**Exercise requirements**
Output the full listing below exactly, without the pictures.

#### Supplied material ####

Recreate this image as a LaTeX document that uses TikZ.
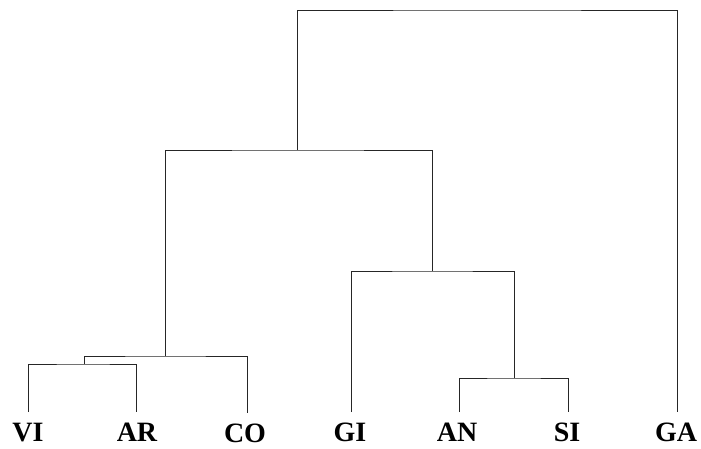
\documentclass[tikz,border=0pt]{standalone}
\usepackage{fontspec}
\setmainfont{Liberation Serif}
\begin{document}
\begin{tikzpicture}[x=1pt,y=-1pt,
  branch/.style={draw=black!85,line width=0.9pt},
  leaflabel/.style={anchor=base,font=\bfseries\fontsize{28}{28}\selectfont,inner sep=0pt}]
\useasboundingbox (0,0) rectangle (701,449);
% leaf tops
\coordinate (vi) at (28,412);
\coordinate (ar) at (136,412);
\coordinate (co) at (247,413);
\coordinate (gi) at (351,412);
\coordinate (an) at (459,412);
\coordinate (si) at (568,412);
\coordinate (ga) at (677,412);
% merge points
\coordinate (m1) at (84,364);
\coordinate (m2) at (165,356);
\coordinate (m3) at (297,150);
\coordinate (m4) at (432,271);
\coordinate (m5) at (514,378);
\coordinate (root) at (487,10);
% labels
\node[leaflabel] (lvi) at (28,441) {VI};
\node[leaflabel] (lar) at (137,441) {AR};
\node[leaflabel] (lco) at (245,442) {CO};
\node[leaflabel] (lgi) at (350,441) {GI};
\node[leaflabel] (lan) at (457,441) {AN};
\node[leaflabel] (lsi) at (567,441) {SI};
\node[leaflabel] (lga) at (676,441) {GA};
% branches
\draw[branch] (vi) |- (m1) -| (ar);
\draw[branch] (m1) |- (m2) -| (co);
\draw[branch] (an) |- (m5) -| (si);
\draw[branch] (gi) |- (m4) -| (m5);
\draw[branch] (m2) |- (m3) -| (m4);
\draw[branch] (m3) |- (root) -| (ga);
\end{tikzpicture}
\end{document}
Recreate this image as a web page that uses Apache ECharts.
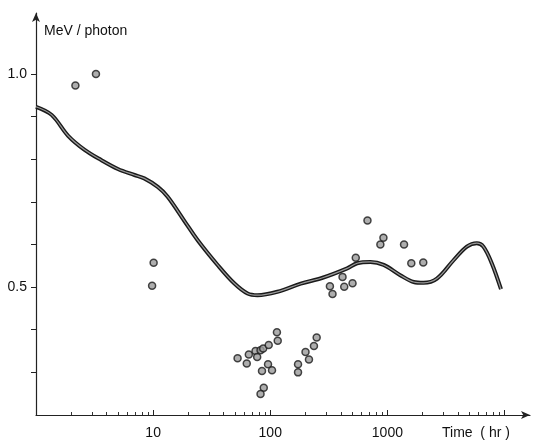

####

**Solution to the problem**
Recreate this image as a LaTeX document that uses TikZ.
\documentclass[tikz,border=0pt]{standalone}
\usepackage{fontspec}
\setmainfont{Liberation Serif}
\begin{document}
\begin{tikzpicture}[x=1pt,y=-1pt,
  branch/.style={draw=black!85,line width=0.9pt},
  leaflabel/.style={anchor=base,font=\bfseries\fontsize{28}{28}\selectfont,inner sep=0pt}]
\useasboundingbox (0,0) rectangle (701,449);
% leaf tops
\coordinate (vi) at (28,412);
\coordinate (ar) at (136,412);
\coordinate (co) at (247,413);
\coordinate (gi) at (351,412);
\coordinate (an) at (459,412);
\coordinate (si) at (568,412);
\coordinate (ga) at (677,412);
% merge points
\coordinate (m1) at (84,364);
\coordinate (m2) at (165,356);
\coordinate (m3) at (297,150);
\coordinate (m4) at (432,271);
\coordinate (m5) at (514,378);
\coordinate (root) at (487,10);
% labels
\node[leaflabel] (lvi) at (28,441) {VI};
\node[leaflabel] (lar) at (137,441) {AR};
\node[leaflabel] (lco) at (245,442) {CO};
\node[leaflabel] (lgi) at (350,441) {GI};
\node[leaflabel] (lan) at (457,441) {AN};
\node[leaflabel] (lsi) at (567,441) {SI};
\node[leaflabel] (lga) at (676,441) {GA};
% branches
\draw[branch] (vi) |- (m1) -| (ar);
\draw[branch] (m1) |- (m2) -| (co);
\draw[branch] (an) |- (m5) -| (si);
\draw[branch] (gi) |- (m4) -| (m5);
\draw[branch] (m2) |- (m3) -| (m4);
\draw[branch] (m3) |- (root) -| (ga);
\end{tikzpicture}
\end{document}
Recreate this image as a web page that uses Apache ECharts.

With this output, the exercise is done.